I am a big fan Alex Howard, but this kind of headline really irks me: “Are the Internet and Social Media ‘Tools of Freedom’ or ‘Tools of Oppression?” As the article goes on to say, “The short answer is that these technologies can be both.” I am sorry but that is both the short answer and the long answer.

Let’s be a little more intelligent about this discussion. The first paragraph colors the entire argument. It makes it seem as though one or the other must be true. I have only recently begun to understand this personally, but recently I decided I don’t like the word or.

The or implies that there needs to be a dichotomy. The or implies that there are two potentials and only two potentials. The or forces us to categorize. Or implies formal rules of rationality that we so blindly follow. Before Aristotle codified logic and rationality, there was an ongoing debate in Greek philosophy about these exact issues. Could an object possess both essences? Could something be both itself and not itself?

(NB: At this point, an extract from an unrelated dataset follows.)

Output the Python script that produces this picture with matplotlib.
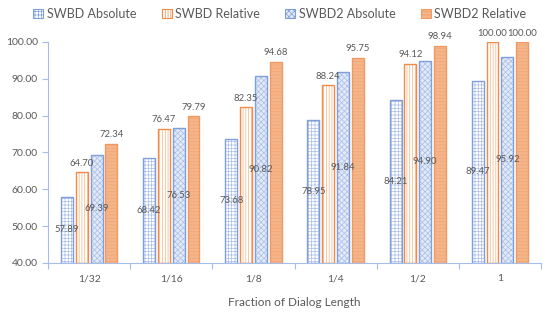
import numpy as np
import matplotlib
matplotlib.use('Agg')
import matplotlib.pyplot as plt

# data
categories = ['1/32', '1/16', '1/8', '1/4', '1/2', '1']
swbd_abs = [57.89, 68.42, 73.68, 78.95, 84.21, 89.47]
swbd_rel = [64.70, 76.47, 82.35, 88.24, 94.12, 100.00]
swbd2_abs = [69.39, 76.53, 90.82, 91.84, 94.90, 95.92]
swbd2_rel = [72.34, 79.79, 94.68, 95.75, 98.94, 100.00]
series_names = ['SWBD Absolute', 'SWBD Relative', 'SWBD2 Absolute', 'SWBD2 Relative']

plt.rcParams['font.family'] = ['Lato', 'DejaVu Sans']
plt.rcParams['hatch.linewidth'] = 0.5

fig = plt.figure(figsize=(5.6, 3.23), dpi=100)
ax = fig.add_axes([0.086, 0.186, 0.880, 0.684])

x = np.arange(len(categories))
w = 0.145
pitch = 0.18
blue = '#7F9FDB'
orange = '#F08C4A'

# face, outline, hatch colour, hatch
styles = [
    ('white', blue, '#A9BEE8', '+++++'),
    ('white', orange, '#F5B07F', '||||||'),
    ('#E3EAF7', blue, '#A9BEE8', 'xxxxxx'),
    ('#F5B58A', '#EE9A62', '#F2A575', '-----'),
]
all_vals = [swbd_abs, swbd_rel, swbd2_abs, swbd2_rel]
lab_col = '#595959'

for i, (vals, st) in enumerate(zip(all_vals, styles)):
    face, edge, hcol, hatch = st
    xs = x + (i - 1.5) * pitch
    h = np.array(vals) - 40
    # hatch layer (hatch colour follows edgecolor), then outline on top
    ax.bar(xs, h, bottom=40, width=w, facecolor=face, edgecolor=hcol,
           hatch=hatch, linewidth=0)
    bars = ax.bar(xs, h, bottom=40, width=w, facecolor='none', edgecolor=edge,
                  linewidth=1.0)
    # proxy for the legend
    ax.bar([0], [0], bottom=40, width=0, facecolor=face, edgecolor=edge,
           hatch=hatch, linewidth=0.8, label=series_names[i])
    for b, v in zip(bars, vals):
        cx = b.get_x() + b.get_width() / 2
        if i in (0, 2):
            ax.text(cx, (40 + v) / 2, '%.2f' % v, ha='center', va='center',
                    fontsize=6.8, color=lab_col, clip_on=False)
        else:
            ax.text(cx, v + 1.2, '%.2f' % v, ha='center', va='bottom',
                    fontsize=6.8, color=lab_col, clip_on=False)

ax.set_xlim(-0.5, len(categories) - 0.5)
ax.set_ylim(40, 100)
ax.set_yticks(np.arange(40, 101, 10))
ax.set_yticklabels(['%.2f' % t for t in np.arange(40, 101, 10)])
ax.set_xticks(x)
ax.set_xticklabels(categories)
ax.set_xticks(np.arange(-0.5, len(categories), 1), minor=True)
ax.tick_params(axis='x', which='major', length=0, pad=8, labelsize=7.5, labelcolor=lab_col)
ax.tick_params(axis='x', which='minor', length=4, color='#A6BDE8', width=0.8)
ax.tick_params(axis='y', length=4, color='#A6BDE8', width=0.8, labelsize=7.5, labelcolor=lab_col)

for s in ['top', 'right']:
    ax.spines[s].set_visible(False)
for s in ['left', 'bottom']:
    ax.spines[s].set_color('#A6BDE8')
    ax.spines[s].set_linewidth(0.8)

ax.set_xlabel('Fraction of Dialog Length', fontsize=8.5, color=lab_col, labelpad=10)

fig.legend(loc='upper center', bbox_to_anchor=(0.5, 1.01), ncol=4, frameon=False,
           fontsize=9, handlelength=0.8, handleheight=0.8, columnspacing=2.0,
           handletextpad=0.3, labelcolor=lab_col)

fig.savefig('out.png', dpi=100)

I am not completely convinced that we have solved this issue, but this is a discussion for another time.

Regardless, we continually use the dreaded or in order to make it seem as though there is a tension when there isn’t. You have to be one or another. You have to be a or not a. Or is a way to categorize, create opposites, and eventually give a quality to an item. But more to the matter, the or implies that you can have only one or the other. The or means that you are either a country of freedom or oppression. America, as we known from the numerous provisions in the PATRIOT ACT, has a little bit of both.

Then, of course, we are faced with the problem of the technology itself. Technology is not value laden. The Internet cannot be oppressive or free  by itself, it has to be deployed, it has to be socially active. To make a value judgment, you first need to do something, but technology does not do anything. The Internet does not have agency. Consider game theory and hypothetical situations. We use these tools to philosophically investigate a concept. We work backwards from an act or a hypothetical act to test and explore ethics. Without the act, we have no ethical consideration. Similarly, to talk about the value of the Internet without considering the things that go on in that space is incoherent. The Internet opens a space for new actions to occur, just like the newspaper did. These new acts can be judged ethically and morally, but not the Internet itself. As the saying goes, the Internet is not positive or negative, but nor is it neutral.

We need to be consistent about defining the technology apart from the acts which are created by it. It is a catchall, that is sure, but it obfuscates the discussion.